O roteirista Brian Helgeland, que foi bastante premiado pelo enredo de L. A. – Cidade Proibida, conduziu muito bem a adaptação do livro “Mystic River” (título original do filme), escrito por Dennis Lhane, de modo que o espectador que gosta realmente de um bom filme não conseguirá desgrudar os olhos da tela, mesmo quando antecipadamente já desata por conta própria alguns dos nós da trama. O grande tema deste trabalho é fazer uma crítica à banalização da violência, seja pela pedofilia, assassinatos ou, a pior de todas, recorrer a um ato criminoso para fazer justiça com as próprias mãos, ou seja, um círculo vicioso no qual o “justiceiro” é tão torpe quanto o próprio algoz. Em tempos em que a sociedade está sem parâmetros de valores morais ou você coloca uma pedra em cima de um assunto doloroso ou passará a nutrir um mal dentro de si mesmo com qual dificilmente alguém sabe lidar de maneira pacífica.
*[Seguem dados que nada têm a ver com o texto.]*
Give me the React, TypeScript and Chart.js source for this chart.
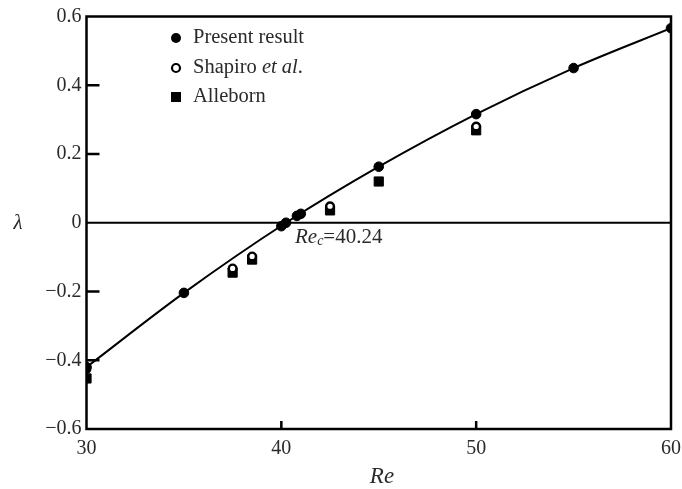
import React, { useEffect, useRef } from 'react';
import { Chart, registerables } from 'chart.js';

Chart.register(...registerables);

// ---- data ----
const presentRe = [30, 35, 40, 40.24, 40.8, 41, 45, 50, 55, 60];
const presentLambda = [-0.42, -0.204, -0.01, 0, 0.02, 0.026, 0.163, 0.316, 0.45, 0.566];
const shapiroRe = [30, 37.5, 38.5, 42.5, 50];
const shapiroLambda = [-0.425, -0.133, -0.098, 0.048, 0.28];
const alleRe = [30, 37.5, 38.5, 42.5, 45, 50];
const alleLambda = [-0.453, -0.145, -0.107, 0.036, 0.12, 0.269];
const curveRe = [30, 35, 40.24, 45, 50, 55, 60];
const curveLambda = [-0.42, -0.204, 0, 0.163, 0.316, 0.45, 0.566];
const innerYTicks = [-0.4, -0.2, 0.2, 0.4];
const innerXTicks = [40, 50];
const legendLabels = ['Present result', 'Shapiro', 'Alleborn'];
const criticalRe = 40.24;
const criticalLabel = '=40.24';

const SERIF = "'Liberation Serif', 'Times New Roman', serif";
const TXT = '#2a2a2a';

const pts = (xs: number[], ys: number[]) => xs.map((x, i) => ({ x, y: ys[i] }));

const decor = {
  id: 'decor',
  beforeDatasetsDraw(chart: any) {
    const { ctx, chartArea: a, scales } = chart;
    const y0 = scales.y.getPixelForValue(0);
    ctx.save();
    ctx.strokeStyle = '#000';
    ctx.lineWidth = 2;
    ctx.beginPath();
    ctx.moveTo(a.left, y0);
    ctx.lineTo(a.right, y0);
    ctx.stroke();
    ctx.restore();
  },
  afterDatasetsDraw(chart: any) {
    const { ctx, chartArea: a, scales } = chart;
    ctx.save();
    ctx.strokeStyle = '#000';
    ctx.lineWidth = 2.5;
    ctx.strokeRect(a.left, a.top, a.right - a.left, a.bottom - a.top);
    // inward ticks
    ctx.beginPath();
    innerYTicks.forEach((v) => {
      const y = scales.y.getPixelForValue(v);
      ctx.moveTo(a.left, y);
      ctx.lineTo(a.left + 13, y);
    });
    innerXTicks.forEach((v) => {
      const x = scales.x.getPixelForValue(v);
      ctx.moveTo(x, a.bottom);
      ctx.lineTo(x, a.bottom - 8);
    });
    ctx.stroke();

    // legend
    const lx = 176;
    const tx = 193;
    const rows = [38, 68, 97];
    ctx.fillStyle = '#000';
    ctx.beginPath();
    ctx.arc(lx, rows[0], 5, 0, Math.PI * 2);
    ctx.fill();
    ctx.beginPath();
    ctx.arc(lx, rows[1], 4, 0, Math.PI * 2);
    ctx.fillStyle = '#fff';
    ctx.fill();
    ctx.lineWidth = 2.2;
    ctx.stroke();
    ctx.fillStyle = '#000';
    ctx.fillRect(lx - 5, rows[2] - 5, 10, 10);

    ctx.textBaseline = 'middle';
    ctx.textAlign = 'left';
    ctx.fillStyle = TXT;
    const lf = 20.5;
    ctx.font = `${lf}px ${SERIF}`;
    ctx.fillText(legendLabels[0], tx, rows[0]);
    let x = tx;
    ctx.fillText(legendLabels[1] + ' ', x, rows[1]);
    x += ctx.measureText(legendLabels[1] + ' ').width;
    ctx.font = `italic ${lf}px ${SERIF}`;
    ctx.fillText('et al', x, rows[1]);
    x += ctx.measureText('et al').width;
    ctx.font = `${lf}px ${SERIF}`;
    ctx.fillText('.', x, rows[1]);
    ctx.fillText(legendLabels[2], tx, rows[2]);

    // Re_c annotation
    const cx = scales.x.getPixelForValue(criticalRe) + 9;
    const cy = scales.y.getPixelForValue(0) + 15;
    x = cx;
    ctx.font = `italic 21px ${SERIF}`;
    ctx.fillText('Re', x, cy);
    x += ctx.measureText('Re').width;
    ctx.font = `italic 14px ${SERIF}`;
    ctx.fillText('c', x, cy + 4);
    x += ctx.measureText('c').width;
    ctx.font = `21px ${SERIF}`;
    ctx.fillText(criticalLabel, x, cy);

    // axis titles
    ctx.textAlign = 'center';
    ctx.font = `italic 23px ${SERIF}`;
    ctx.fillText('Re', 382, 477);
    ctx.font = `italic 21px ${SERIF}`;
    ctx.fillText('λ', 18, (a.top + a.bottom) / 2 + 1);
    ctx.restore();
  },
};

export default function App() {
  const ref = useRef<HTMLCanvasElement | null>(null);
  useEffect(() => {
    document.body.style.margin = '0';
    if (!ref.current) return;
    const chart = new Chart(ref.current, {
      type: 'scatter',
      data: {
        datasets: [
          {
            label: 'Present result',
            data: pts(presentRe, presentLambda),
            pointStyle: 'circle',
            pointRadius: 4.8,
            pointBackgroundColor: '#000',
            pointBorderColor: '#000',
            pointBorderWidth: 1,
            showLine: false,
            order: 1,
            clip: 0,
          },
          {
            label: 'Shapiro et al.',
            data: pts(shapiroRe, shapiroLambda),
            pointStyle: 'circle',
            pointRadius: 3.8,
            pointBackgroundColor: '#fff',
            pointBorderColor: '#000',
            pointBorderWidth: 2.4,
            showLine: false,
            order: 2,
            clip: 0,
          },
          {
            label: 'Alleborn',
            data: pts(alleRe, alleLambda),
            pointStyle: 'rect',
            pointRadius: 6.5,
            pointBackgroundColor: '#000',
            pointBorderColor: '#000',
            pointBorderWidth: 1,
            showLine: false,
            order: 3,
            clip: 0,
          },
          {
            label: 'fit',
            data: pts(curveRe, curveLambda),
            showLine: true,
            borderColor: '#000',
            borderWidth: 2,
            pointRadius: 0,
            cubicInterpolationMode: 'monotone',
            order: 4,
            clip: 0,
          },
        ],
      },
      options: {
        animation: false,
        responsive: false,
        events: [],
        layout: { padding: { top: 16.5, right: 11, left: 0, bottom: 0 } },
        plugins: { legend: { display: false }, tooltip: { enabled: false } },
        scales: {
          x: {
            type: 'linear',
            min: 30,
            max: 60,
            grid: { display: false, drawTicks: false },
            border: { display: false },
            ticks: {
              stepSize: 10,
              padding: 8,
              color: TXT,
              font: { family: SERIF, size: 20 },
            },
            afterFit: (s: any) => {
              s.height = 60;
              s.paddingLeft = 0;
              s.paddingRight = 0;
            },
          },
          y: {
            type: 'linear',
            min: -0.6,
            max: 0.6,
            grid: { display: false, drawTicks: false },
            border: { display: false },
            ticks: {
              stepSize: 0.2,
              padding: 5,
              color: TXT,
              font: { family: SERIF, size: 20 },
              callback: (v: any) => {
                const r = Math.round(Number(v) * 10) / 10;
                if (r === 0) return '0';
                return (r < 0 ? '\u2212' : '') + Math.abs(r).toFixed(1);
              },
            },
            afterFit: (s: any) => {
              s.width = 86.5;
              s.paddingTop = 0;
              s.paddingBottom = 0;
            },
          },
        },
      },
      plugins: [decor],
    });
    return () => chart.destroy();
  }, []);
  return <canvas ref={ref} width={682} height={489} style={{ display: 'block' }} />;
}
Sobre Meninos e Lobos fala da explosão destes sentimentos negativos, seja com uma arma em punho ou simplesmente através de palavras, e como tais ações podem machucar amigos, parentes, desconhecidos e, principalmente, ao próprio autor do crime. Tingindo seu trabalho de tons azulados e acinzentados, reforçando a melancolia presente na produção e que atinge em cheio ao público, Eastwood provou mais uma vez não ter medo de ser criticado ou de repulsas e presenteou o mundo com uma obra visceral onde não há vilões e mocinhos, tampouco o bem e o mal, mas sim personagens e situações críveis que retratam um pouco da vulnerabilidade a que estamos expostos. Final feliz aqui? Pode até existir, mas tudo dependerá do ponto de vista.

Um comentário:

Rafael W. disse...

Foi o meu primeiro Eastwood, e até hoje ele consegue me impactar e emocionar como poucos filmes o fazem.